AIM - Determine how many lines include the word "this", then give that number and nothing more.
─── INPUT MATERIAL
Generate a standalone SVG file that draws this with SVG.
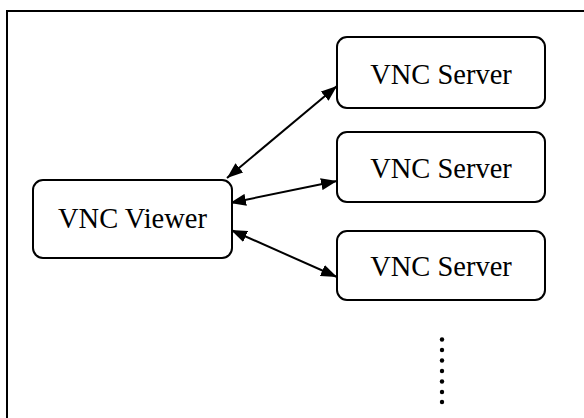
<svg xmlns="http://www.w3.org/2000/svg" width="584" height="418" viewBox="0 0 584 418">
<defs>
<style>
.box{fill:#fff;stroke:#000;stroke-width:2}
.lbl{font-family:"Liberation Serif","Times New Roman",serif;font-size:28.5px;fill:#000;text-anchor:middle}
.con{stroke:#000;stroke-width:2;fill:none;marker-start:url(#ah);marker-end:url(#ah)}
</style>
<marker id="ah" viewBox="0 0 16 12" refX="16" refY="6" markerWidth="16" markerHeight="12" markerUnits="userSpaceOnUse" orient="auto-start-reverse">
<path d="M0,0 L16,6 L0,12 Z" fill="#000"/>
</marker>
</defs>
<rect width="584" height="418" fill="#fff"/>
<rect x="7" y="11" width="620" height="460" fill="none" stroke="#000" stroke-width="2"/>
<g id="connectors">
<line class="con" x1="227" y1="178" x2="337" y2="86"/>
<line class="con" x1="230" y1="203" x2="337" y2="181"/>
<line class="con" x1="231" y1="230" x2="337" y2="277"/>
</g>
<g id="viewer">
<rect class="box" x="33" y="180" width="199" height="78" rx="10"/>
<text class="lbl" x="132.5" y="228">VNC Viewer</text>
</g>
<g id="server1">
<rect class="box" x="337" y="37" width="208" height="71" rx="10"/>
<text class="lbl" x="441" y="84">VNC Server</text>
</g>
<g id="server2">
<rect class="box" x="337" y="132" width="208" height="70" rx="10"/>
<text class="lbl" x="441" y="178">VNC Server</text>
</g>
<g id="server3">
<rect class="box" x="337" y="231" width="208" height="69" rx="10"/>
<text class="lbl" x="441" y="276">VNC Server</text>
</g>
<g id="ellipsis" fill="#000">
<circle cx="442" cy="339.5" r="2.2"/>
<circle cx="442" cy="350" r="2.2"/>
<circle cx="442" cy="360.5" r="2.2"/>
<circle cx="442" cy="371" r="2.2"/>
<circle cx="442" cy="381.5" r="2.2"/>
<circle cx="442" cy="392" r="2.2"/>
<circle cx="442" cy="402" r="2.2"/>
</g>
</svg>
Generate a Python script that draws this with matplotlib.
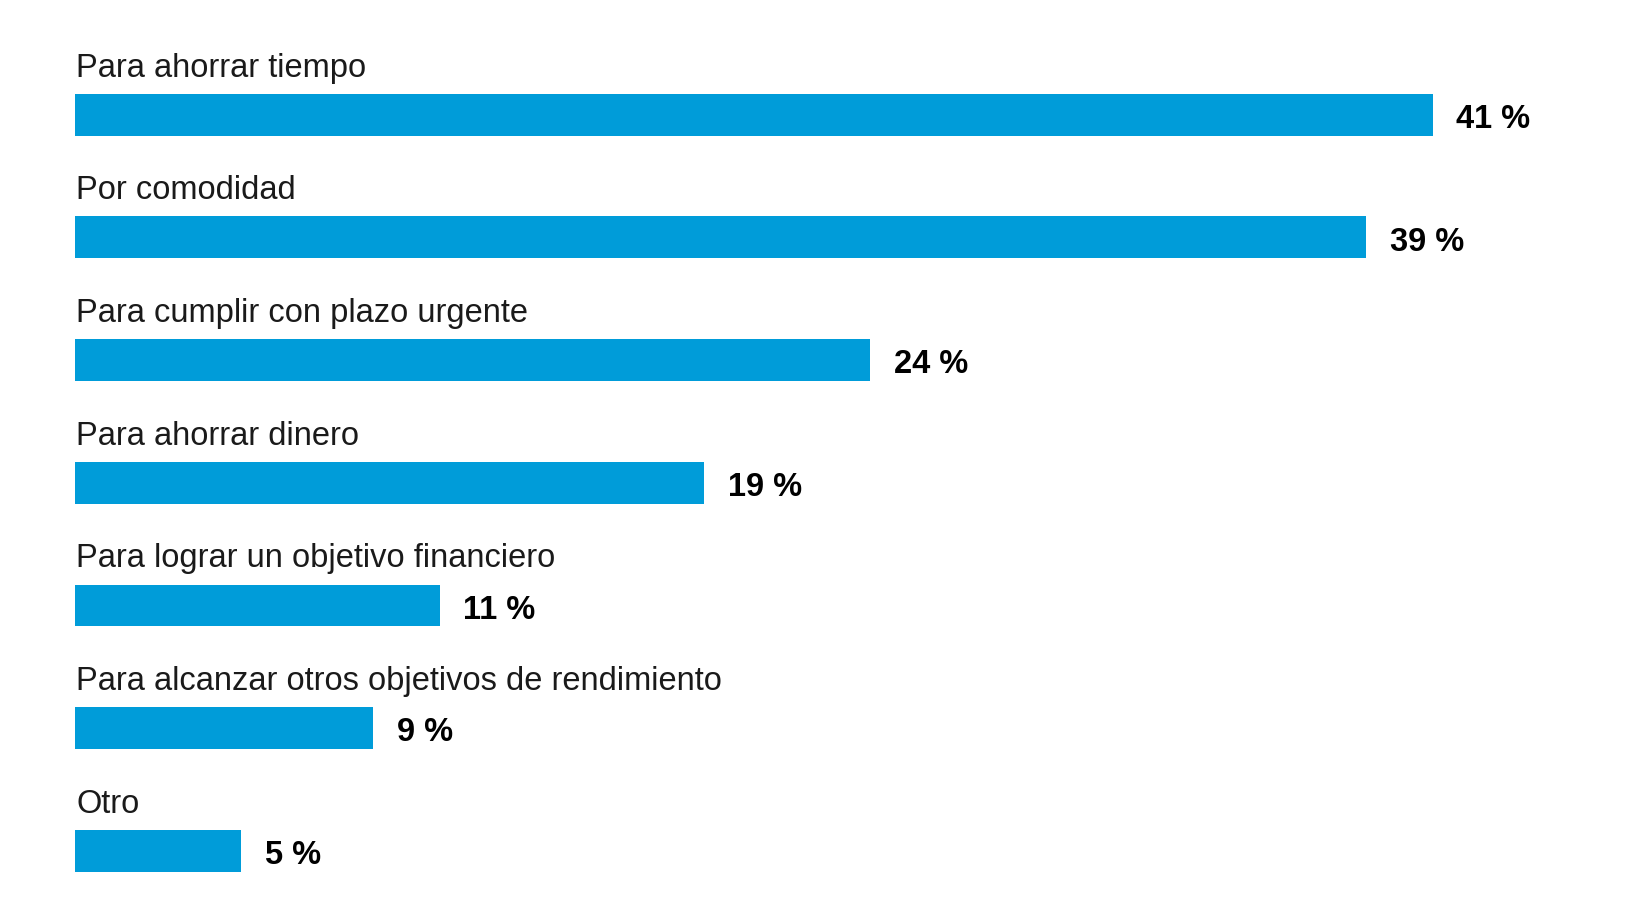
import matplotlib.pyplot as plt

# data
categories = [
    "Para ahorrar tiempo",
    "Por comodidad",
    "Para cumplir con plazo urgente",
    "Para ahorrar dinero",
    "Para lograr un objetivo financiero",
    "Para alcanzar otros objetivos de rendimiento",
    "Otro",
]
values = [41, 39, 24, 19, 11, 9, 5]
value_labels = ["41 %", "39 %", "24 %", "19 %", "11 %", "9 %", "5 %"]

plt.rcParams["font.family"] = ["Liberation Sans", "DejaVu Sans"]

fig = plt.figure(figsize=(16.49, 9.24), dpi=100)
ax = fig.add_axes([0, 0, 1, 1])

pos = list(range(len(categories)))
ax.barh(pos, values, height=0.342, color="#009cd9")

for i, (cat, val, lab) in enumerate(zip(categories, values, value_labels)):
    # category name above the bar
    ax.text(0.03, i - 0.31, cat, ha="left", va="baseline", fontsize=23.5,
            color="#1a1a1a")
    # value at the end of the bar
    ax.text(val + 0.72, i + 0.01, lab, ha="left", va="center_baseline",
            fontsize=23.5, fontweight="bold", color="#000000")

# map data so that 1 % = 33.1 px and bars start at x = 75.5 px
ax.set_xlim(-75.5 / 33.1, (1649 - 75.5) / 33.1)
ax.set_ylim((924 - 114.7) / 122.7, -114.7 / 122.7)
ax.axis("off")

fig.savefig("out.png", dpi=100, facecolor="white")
──────
ANSWER TO THE TASK - 2